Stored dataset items
_____

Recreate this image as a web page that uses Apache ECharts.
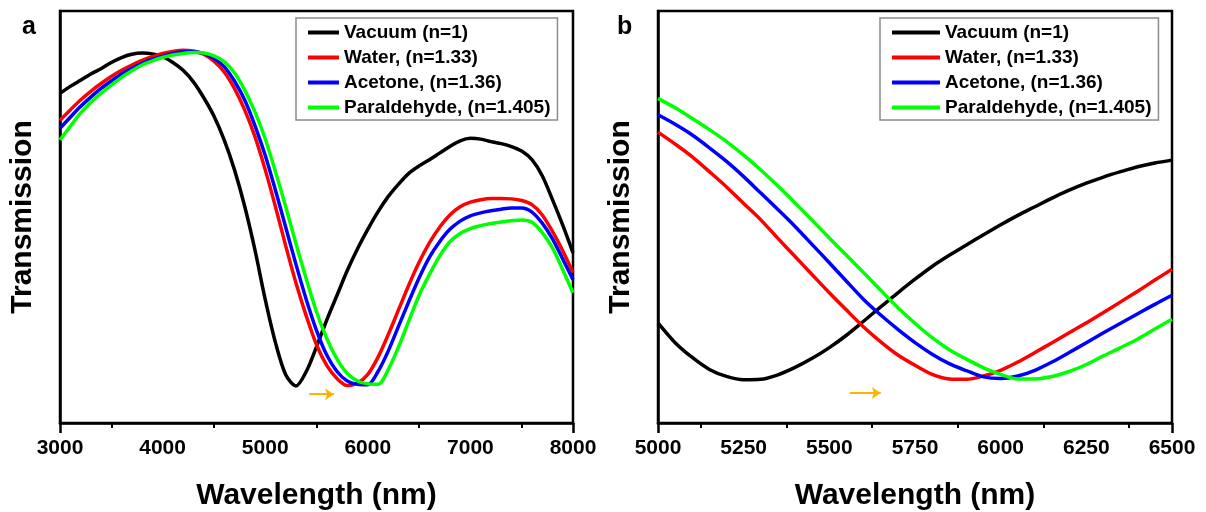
<!DOCTYPE html>
<html>
<head>
<meta charset="utf-8">
<script src="https://cdn.jsdelivr.net/npm/echarts@6/dist/echarts.min.js"></script>
<style>
  html, body { margin: 0; padding: 0; background: #fff; }
  #chart { width: 1206px; height: 512px; }
</style>
</head>
<body>
<div id="chart"></div>
<script>
// series names
const names = ['Vacuum (n=1)', 'Water, (n=1.33)', 'Acetone, (n=1.36)', 'Paraldehyde, (n=1.405)']
const colors = ['#000000', '#ff0000', '#0000ff', '#00ff00']

// panel a: wavelength 3000..8000 nm every 100 nm, relative transmission
const wlA = [3000,3100,3200,3300,3400,3500,3600,3700,3800,3900,4000,4100,4200,4300,4400,4500,4600,4700,4800,4900,5000,5100,5200,5300,5400,5500,5600,5700,5800,5900,6000,6100,6200,6300,6400,6500,6600,6700,6800,6900,7000,7100,7200,7300,7400,7500,7600,7700,7800,7900,8000]
const vacuumA = [0.80,0.817,0.832,0.847,0.86,0.875,0.887,0.895,0.898,0.896,0.889,0.875,0.856,0.828,0.79,0.745,0.687,0.615,0.526,0.42,0.30,0.195,0.117,0.09,0.125,0.185,0.25,0.31,0.37,0.423,0.47,0.513,0.55,0.58,0.606,0.624,0.639,0.655,0.671,0.685,0.691,0.689,0.683,0.678,0.671,0.66,0.639,0.60,0.542,0.48,0.413]
const waterA = [0.735,0.76,0.784,0.805,0.824,0.841,0.856,0.869,0.88,0.889,0.897,0.902,0.905,0.903,0.895,0.878,0.852,0.812,0.76,0.695,0.615,0.525,0.43,0.34,0.26,0.19,0.14,0.108,0.091,0.097,0.118,0.16,0.215,0.275,0.335,0.39,0.437,0.475,0.505,0.525,0.536,0.542,0.545,0.545,0.544,0.54,0.53,0.505,0.465,0.418,0.365]
const acetoneA = [0.715,0.742,0.768,0.791,0.812,0.83,0.847,0.861,0.873,0.883,0.89,0.897,0.901,0.901,0.897,0.885,0.865,0.83,0.784,0.722,0.65,0.565,0.475,0.385,0.30,0.225,0.165,0.125,0.102,0.094,0.093,0.125,0.175,0.235,0.295,0.352,0.402,0.44,0.47,0.49,0.503,0.51,0.515,0.519,0.522,0.522,0.512,0.485,0.447,0.398,0.348]
const paraldehydeA = [0.687,0.72,0.752,0.778,0.80,0.82,0.839,0.855,0.869,0.879,0.887,0.893,0.897,0.899,0.898,0.891,0.877,0.85,0.808,0.755,0.69,0.61,0.525,0.435,0.35,0.27,0.205,0.155,0.12,0.102,0.095,0.094,0.13,0.185,0.248,0.31,0.36,0.405,0.44,0.46,0.472,0.479,0.484,0.488,0.491,0.493,0.487,0.462,0.425,0.372,0.316]

// panel b: zoom on the dip, 5000..6500 nm every 50 nm
const wlB = [5000,5050,5100,5150,5200,5250,5300,5350,5400,5450,5500,5550,5600,5650,5700,5750,5800,5850,5900,5950,6000,6050,6100,6150,6200,6250,6300,6350,6400,6450,6500]
const vacuumB = [0.243,0.195,0.159,0.13,0.113,0.105,0.106,0.117,0.135,0.157,0.183,0.213,0.247,0.282,0.316,0.349,0.38,0.407,0.432,0.457,0.481,0.504,0.525,0.546,0.565,0.582,0.597,0.61,0.622,0.631,0.638]
const waterB = [0.706,0.677,0.646,0.61,0.573,0.533,0.493,0.448,0.404,0.36,0.316,0.274,0.233,0.197,0.165,0.14,0.118,0.107,0.106,0.114,0.128,0.148,0.171,0.195,0.219,0.243,0.268,0.294,0.32,0.347,0.373]
const acetoneB = [0.748,0.725,0.699,0.668,0.635,0.598,0.558,0.518,0.477,0.433,0.389,0.344,0.30,0.262,0.227,0.195,0.167,0.144,0.127,0.112,0.108,0.114,0.128,0.148,0.171,0.195,0.219,0.242,0.265,0.288,0.31]
const paraldehydeB = [0.788,0.765,0.739,0.712,0.683,0.65,0.614,0.575,0.534,0.492,0.449,0.407,0.365,0.322,0.28,0.242,0.207,0.178,0.155,0.134,0.118,0.107,0.107,0.113,0.125,0.142,0.163,0.183,0.204,0.228,0.252]

// axis ranges / ticks [min, max, interval]
const xRangeA = [3000, 8000, 1000]
const xRangeB = [5000, 6500, 250]

// little orange arrows (data coords)
const arrowA = [[5430, 0.07], [5670, 0.07]]
const arrowB = [[5560, 0.073], [5650, 0.073]]

const font = 'Liberation Sans, Arial, sans-serif'
const black = '#000'

function xAxisOf(idx, range) {
  return {
    gridIndex: idx, type: 'value', min: range[0], max: range[1], interval: range[2],
    name: 'Wavelength (nm)', nameLocation: 'middle', nameGap: 58,
    nameTextStyle: { fontFamily: font, fontSize: 30, fontWeight: 'bold', color: black },
    axisLine: { lineStyle: { color: black, width: 2.5 } },
    axisTick: { show: true, customValues: [range[0], range[1]], length: 10, lineStyle: { color: black, width: 2.5 } },
    minorTick: { show: true, splitNumber: 2, length: 5, lineStyle: { color: black, width: 2 } },
    axisLabel: { margin: 15, fontFamily: font, fontSize: 21, fontWeight: 'bold', color: black,
      formatter: v => String(v) },
    splitLine: { show: false }
  }
}

function yAxisOf(idx) {
  return {
    gridIndex: idx, type: 'value', min: 0, max: 1,
    name: 'Transmission', nameLocation: 'middle', nameGap: 22,
    nameTextStyle: { fontFamily: font, fontSize: 30, fontWeight: 'bold', color: black },
    axisLine: { show: true, lineStyle: { color: black, width: 2.5 } },
    axisTick: { show: false }, axisLabel: { show: false }, splitLine: { show: false }
  }
}

function legendOf(left, itemWidth) {
  return {
    data: names, orient: 'vertical', left: left, top: 18,
    itemWidth: itemWidth, itemHeight: 4, itemGap: 6, icon: 'rect',
    padding: [5, 7, 3, 12],
    borderColor: '#8c8c8c', borderWidth: 1.5, backgroundColor: '#fff',
    textStyle: { fontFamily: font, fontSize: 19, fontWeight: 'bold', color: black },
    selectedMode: false
  }
}

function arrowMark(pts) {
  return {
    silent: true, symbol: ['none', 'arrow'], symbolSize: 9,
    label: { show: false },
    lineStyle: { color: '#ffb300', width: 2, type: 'solid' },
    data: [[{ coord: pts[0] }, { coord: pts[1] }]]
  }
}

const pair = (xs, ys) => xs.map((x, i) => [x, ys[i]])
const dataA = [vacuumA, waterA, acetoneA, paraldehydeA].map(v => pair(wlA, v))
const dataB = [vacuumB, waterB, acetoneB, paraldehydeB].map(v => pair(wlB, v))

const series = []
;[dataA, dataB].forEach((panel, p) => {
  panel.forEach((d, i) => {
    series.push({
      name: names[i], type: 'line', xAxisIndex: p, yAxisIndex: p, data: d,
      smooth: 0.3, showSymbol: false, lineStyle: { color: colors[i], width: 3.5 },
      itemStyle: { color: colors[i] },
      markLine: i === 0 ? arrowMark(p === 0 ? arrowA : arrowB) : undefined
    })
  })
})

const chart = echarts.init(document.getElementById('chart'), null, { renderer: 'canvas' })
chart.setOption({
  animation: false,
  backgroundColor: '#fff',
  title: [
    { text: 'a', left: 17, top: 10, textStyle: { fontFamily: font, fontSize: 25, fontWeight: 'bold', color: black } },
    { text: 'b', left: 612, top: 10, textStyle: { fontFamily: font, fontSize: 25, fontWeight: 'bold', color: black } }
  ],
  legend: [legendOf(296, 31), legendOf(880, 48)],
  grid: [
    { left: 60, right: 633, top: 11, bottom: 89, show: true, borderColor: black, borderWidth: 2.5, outerBoundsMode: 'none' },
    { left: 658, right: 34, top: 11, bottom: 89, show: true, borderColor: black, borderWidth: 2.5, outerBoundsMode: 'none' }
  ],
  xAxis: [xAxisOf(0, xRangeA), xAxisOf(1, xRangeB)],
  yAxis: [yAxisOf(0), yAxisOf(1)],
  series: series
})
</script>
</body>
</html>
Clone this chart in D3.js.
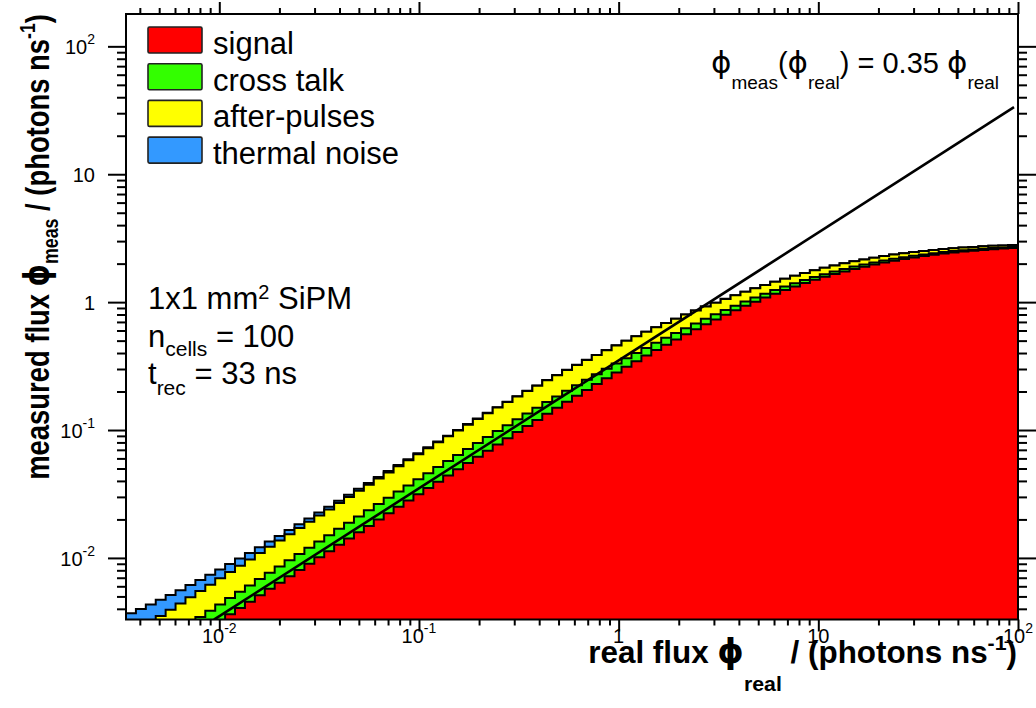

_____

EXERCISE REQUIREMENTS:
Repeat exactly the lines from the first line of the records above through the line containing "const colors = ['#000000', '#ff0000', '#0000ff', '#00ff00']", leaving out the pictures.

THE RESPONSE:
Recreate this image as a web page that uses Apache ECharts.
<!DOCTYPE html>
<html>
<head>
<meta charset="utf-8">
<script src="https://cdn.jsdelivr.net/npm/echarts@6/dist/echarts.min.js"></script>
<style>
  html, body { margin: 0; padding: 0; background: #fff; }
  #chart { width: 1206px; height: 512px; }
</style>
</head>
<body>
<div id="chart"></div>
<script>
// series names
const names = ['Vacuum (n=1)', 'Water, (n=1.33)', 'Acetone, (n=1.36)', 'Paraldehyde, (n=1.405)']
const colors = ['#000000', '#ff0000', '#0000ff', '#00ff00']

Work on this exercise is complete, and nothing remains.